Önce Görev Sonra Hak
Yüce dinimizde önce görevler gelir. Haklar görevleri takip eder. Bu sebeple haklara görevler kadar vurgu yapılmaz. Mali yardım konusunun önemi sebebiyledir ki toplumun muhtaçlarının yardım alma Hakkı açıkça belirlenmiştir. Rabbimiz Mekkî Meâric ve Zâriyat sûrelerinde Hak’kı öne alarak “Onların mallarında ihtiyaçlarını arz edenler ve edemeyenler için belirlenmiş Hak vardır.” buyurur. (Zâriyat 19; Meâric 24) Hakkın verilmesi ise başlıca zekât görevimizi oluşturur.
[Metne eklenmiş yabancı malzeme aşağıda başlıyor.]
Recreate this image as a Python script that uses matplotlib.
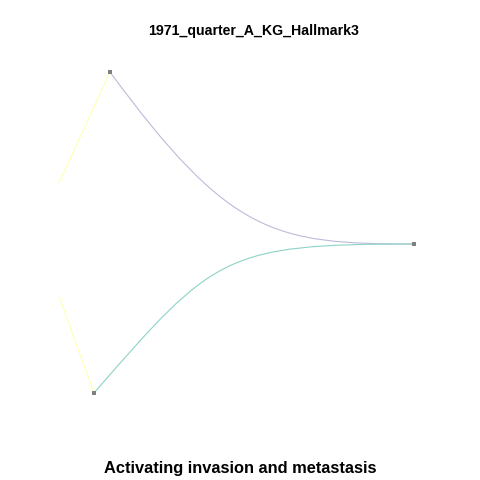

Zekât İbadet Nitelikli Vergidir
Zekât beşeri rejimlerde görüldüğü gibi donuk bir malî vergi değildir. Zekât İslam toplumunda, toplum yönetiminin ilgili birimleri tarafından alınan ve Allah Zülcelâl'in belirlediği ( Tevbe 60) sınıflara aktarılan bir görevimizdir. Soyut vergi değil, bir ibadettir. Çünkü zekât Rabbimizin Kur'ân-ı Kerîm'de defalarca tekrarladığı buyruğudur. Hatırlatalım; İbadet, Rabbimizin her bir emrine itaat ve her bir yasağından sakınmadır. Zekât da tekrarlanan bir emir olduğu için ana ibadetlerimizden biridir ve Hz.Muhammed ve tebliğ ettiği Kur’ân anlamına İslâm dininde yüklenen ve bu dinin temellerinden birini oluşturan vazifedir.
Zekât Evrenseldir
Kur’ânî anlamıyla İslâm bütün Peygamberlerin ortak tebliğdir. Namaz, oruç, zekât ve hac gibi temel ibadetler sadece aziz Peygamberimiz efendimizin tebliğ ettiği Kur'ân-ı Kerîm'de değil, diğer önceki Peygamberlerin tebliğ ettiğ İlâhi Kitablarda da yer almaktadır. Kur’ânımızın bildirisine göre örneğin zekât Hz. Mûsa ve Hz. İsa'nın tebliğinde de vardır. (Bakara 83;Meryem 31)
Rabbimiz tekrarladığı zekât emirlerinden birini bereketlenmek için arz edelim. Bakara sûresi âyet 110'da Rabbimiz şöyle buyurur:
“Namazlarınızı dosdoğru kılınız, zekâtlarınızı da veriniz. Nefislerinizin yararı ve ebedi mutluluğu için verebildiklerinizin Rabbinizin katında karşılığını bulursunuz. Hiç şüphe yok, Allah Zülcelal yaptıklarınızı (kıldığınız namazlar ve verdiğiniz zekâtları )hayırları görücüdür.”
Bir anlamda Namaz Hakka Zekât da Halka Yöneltir
İslâm dini madde ile mânayı birleştirdiği için biz müminleri namazla Rabbimize; bir diğer anlatımla Hak’ka yöneltirken zekâtla da halka yönlendirmektedir. Zekât şartlarını haiz olan müminlerin Halk’a karşı yapmakla yükümlü olduğu temel görevdir.
Değindiğimiz hakikate bir daha vurgu yapalım. Zekât bir ibadettir, yalnız dünya hayatımızla ilgili değil, Âhiret hayatımızla irtibatlı olarak Cennet’e yol olan bir ameldir.
Bütün ilahi emirlerde olduğu gibi zekâtta da çok büyük faydalar vardır.